Originally a radio drama series, the programme was Nigeria’s longest-running television soap opera shown on the NTA from 1968 to 1988,
and starred Ted Mukoro as the original title character. The television series was developed by Nigerian Broadcasting Corporation, and is considered one of the early successes of television drama in the country.

In 2021, a new revival of the show was announced, with Chris Iheuwa in the lead role of the headmaster. A number of actors from the earlier series also returned.

== Plot ==
The Village Headmaster is set in the fictitious Yoruba village of Oja, with plot lines dealing with social problems and effect of government policies. The television series was produced after Nigeria gained independence, and was the first major television drama with an ensemble cast from different ethnic groups. Nigerian Pidgin was mixed with standard English and Yoruba as the Oja residents' language of choice, with most scenes occurring in the Oloja of Oja's palace, the headmaster's school, and Amebo's palm wine shack.

==Cast==
(Source)

- Ted Mukoro as Headmaster #1 - an archaic school headmaster
- Femi Robinson - Headmaster #2 (replaced Mukoro)
- Justus Esiri - Headmaster #3 (replaced Robinson)
- Dejumo Lewis - Kabiyesi, Oja's traditional ruler
- Elsie Olushola - headmaster's wife (Clara Fagade)
- Albert Egbe - Lawyer Odunuga
- Ibidun Allison - Amebo, village gossip
- Jab Adu - Bassey Okon, supplies store owner
- Funsho Adeolu - Senior Chief
- Joe Layode - Teacher Garuba
- Charles Awurum
- Albert Kosemasi - Gorimapa

==Production==
The drama was produced in 1958 and aired on radio for six years before its format transitioned into a television series on NBC TV Lagos (later NTA). A full series began in 1968 with an initial order of 13 episodes and ran until 1988. The original recordings are not known to have survived. The 1964 master-script by Segun Olusola was published by Ariya Productions in 1977 with a cover drawing by cartoonist Josy Ajiboye.

==2021 Revival==
In a 2013 interview with the Nigerian Tribune, Tunde Oloyede, who produced 364 episodes of the series stated: "Before the Ambassador (Olusola) died, we had been working on bringing back The Village Headmaster in three possible formats. On film, on stage, and back to television."
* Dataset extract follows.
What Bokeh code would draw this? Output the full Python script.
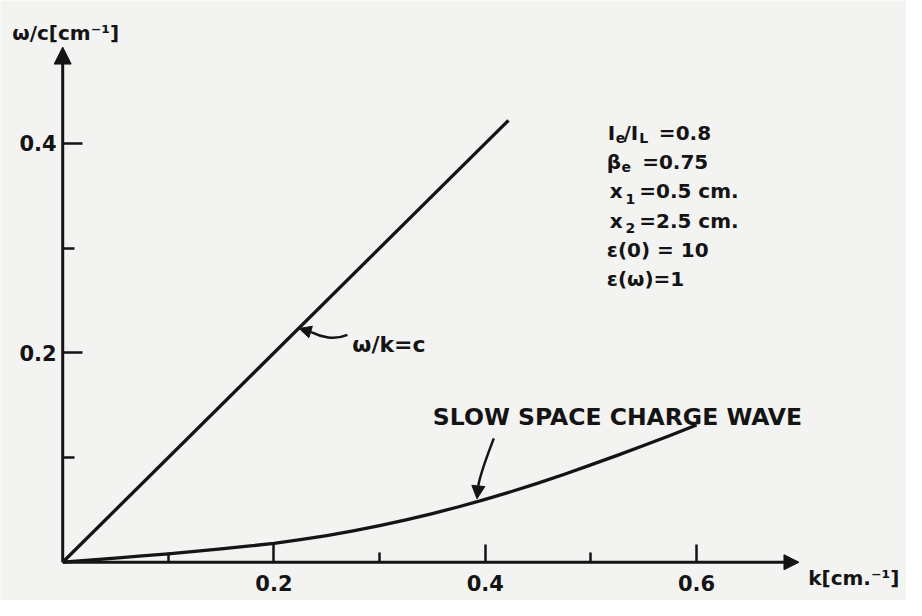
from bokeh.plotting import figure
from bokeh.models import Range1d, FixedTicker, Arrow, NormalHead, Label, LinearAxis
from bokeh.embed import file_html
from bokeh.resources import INLINE

# ---------------- data ----------------
k_light = [0.0, 0.422]                      # omega/k = c line
w_light = [0.0, 0.422]
k_slow = [0.0, 0.025, 0.05, 0.075, 0.10, 0.125, 0.15, 0.175, 0.20, 0.225, 0.25, 0.275, 0.30,
          0.325, 0.35, 0.375, 0.40, 0.425, 0.45, 0.475, 0.50, 0.525, 0.55, 0.575, 0.60]
w_slow = [0.0, 0.002, 0.004, 0.006, 0.008, 0.0103, 0.0128, 0.0153, 0.018, 0.0215, 0.0255, 0.030, 0.035,
          0.0405, 0.0465, 0.053, 0.060, 0.0675, 0.0755, 0.084, 0.093, 0.102, 0.1115, 0.121, 0.131]
x_major = [0.2, 0.4, 0.6]
x_minor = [0.1, 0.3, 0.5]
y_major = [0.2, 0.4]
y_minor = [0.1, 0.3]
x_axis_end = 0.697
y_axis_end = 0.492

# ---------------- layout helpers ----------------
W, H = 906, 600
REF_W, REF_H = 922, 616
fx, fy = W / REF_W, H / REF_H
S_ref = 1075.0               # reference pixels per data unit
X0, Y0 = 63.3, 576.7         # reference position of the origin
Sx, Sy = S_ref * fx, S_ref * fy

def dk(px):
    return (px - X0) / S_ref
def dw(py):
    return (Y0 - py) / S_ref

INK = "#141414"
BG = "#f3f3f2"
FONT = "DejaVu Sans"

p = figure(width=W, height=H, output_backend="svg", toolbar_location=None,
           x_range=Range1d(-X0 * fx / Sx, (W - X0 * fx) / Sx),
           y_range=Range1d(-(H - Y0 * fy) / Sy, Y0 * fy / Sy),
           min_border_left=0, min_border_right=0, min_border_top=0, min_border_bottom=0,
           x_axis_location=None, y_axis_location=None)
p.background_fill_color = BG
p.border_fill_color = BG
p.outline_line_color = None
p.grid.visible = False

xa = LinearAxis(ticker=FixedTicker(ticks=x_major, minor_ticks=x_minor), fixed_location=0)
ya = LinearAxis(ticker=FixedTicker(ticks=y_major, minor_ticks=y_minor), fixed_location=0)
for ax, tin, tmin in ((xa, 18, 10), (ya, 20, 12)):
    ax.axis_line_alpha = 0
    ax.major_tick_in = tin
    ax.major_tick_out = 0
    ax.minor_tick_in = tmin
    ax.minor_tick_out = 0
    ax.major_tick_line_width = 2.5
    ax.minor_tick_line_width = 2.5
    ax.major_tick_line_color = INK
    ax.minor_tick_line_color = INK
    ax.major_label_text_font = FONT
    ax.major_label_text_font_style = "bold"
    ax.major_label_text_font_size = "21px"
    ax.major_label_text_color = INK
xa.major_label_standoff = 13
ya.major_label_standoff = 6
p.add_layout(xa, "below")
p.add_layout(ya, "left")

# axis lines with arrow heads
p.add_layout(Arrow(x_start=0, y_start=0, x_end=x_axis_end, y_end=0, line_width=3, line_color=INK,
                   end=NormalHead(size=15, fill_color=INK, line_color=INK, line_width=1)))
p.add_layout(Arrow(x_start=0, y_start=0, x_end=0, y_end=y_axis_end, line_width=3, line_color=INK,
                   end=NormalHead(size=17, fill_color=INK, line_color=INK, line_width=1)))

# curves
p.line(k_light, w_light, line_width=3.3, line_color=INK)
p.line(k_slow, w_slow, line_width=3.3, line_color=INK, line_join="round")

# pointer for omega/k=c
p.bezier(x0=[0.2695], y0=[0.2172], x1=[0.236], y1=[0.2195],
         cx0=[0.2574], cy0=[0.2119], cx1=[0.2444], cy1=[0.2150],
         line_width=2.5, line_color=INK)
p.add_layout(Arrow(x_start=0.236, y_start=0.2195, x_end=0.2238, y_end=0.2232, line_width=2.5,
                   line_color=INK, end=NormalHead(size=12, fill_color=INK, line_color=INK, line_width=1)))

# pointer for slow wave
p.bezier(x0=[0.4081], y0=[0.1183], x1=[0.3935], y1=[0.0735],
         cx0=[0.4025], cy0=[0.1030], cx1=[0.3960], cy1=[0.0870],
         line_width=2.5, line_color=INK)
p.add_layout(Arrow(x_start=0.3935, y_start=0.0735, x_end=0.3922, y_end=0.0605, line_width=2.5,
                   line_color=INK, end=NormalHead(size=13, fill_color=INK, line_color=INK, line_width=1)))

def lab(text, px, py, size=20, anchor="left"):
    p.add_layout(Label(x=dk(px), y=dw(py), text=text, text_font=FONT, text_font_style="bold",
                       text_font_size=f"{size}px", text_color=INK, text_align=anchor,
                       text_baseline="alphabetic"))

lab("ω/k=c", 358, 353, 22)
lab("SLOW SPACE CHARGE WAVE", 440, 428, 23.5)
lab("ω/c[cm⁻¹]", 12, 33, 20)
lab("k[cm.⁻¹]", 822, 593, 20)

# parameter block
lab("I", 618, 136); lab("e", 626, 141, 14); lab("/I", 634, 136); lab("L", 650, 141, 14); lab("=0.8", 670, 136)
lab("β", 617, 166); lab("e", 632, 171, 14); lab("=0.75", 653, 166)
lab("x", 620, 196); lab("1", 636, 204, 14); lab("=0.5 cm.", 650, 196)
lab("x", 620, 226); lab("2", 636, 234, 14); lab("=2.5 cm.", 650, 226)
lab("ε(0) = 10", 617, 256)
lab("ε(ω)=1", 617, 286)

open("out.html", "w").write(file_html(p, INLINE))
In 2021, three decades after the short-lived 1991 revival, a new series of The Village Headmaster was announced. Filming had commenced in 2020, and trailers were released on the NTA and YouTube. The revamped series is a collaboration with the NTA and Wale Adenuga Productions, and is expected to air in April 2021. As majority of the previous cast are either deceased or retired, most roles have been recast, notably with Chris Iheuwa who is the fourth actor in the lead role. Dejumo Lewis reprises his role as the village's chief, as do Ibidun Allison (Amebo), Dele Osawe (Teacher Fadele), Dan Imoudu (Dagbolu), and Melville Obriango (Teacher Oghene). New actors include veterans Rachel Oniga (Iyalode) and Jide Kosoko (Eleyinmi), and Monica Friday (Tega Abaga).

==Popular culture==
The Village Headmaster is responsible for coining several terms now part of Nigerian culture. "Amebo" is used to refer to rumourmongers, and in 2019, actress Ibidun Allison appeared as her Village Headmaster character Amebo in an advertising campaign for telecommunications company Globacom. The term "Gorimapa", after Kabiyesi's servant, is a common nickname for follicly-challenged men, and "Okoro" is used to describe Igbo stereotypes.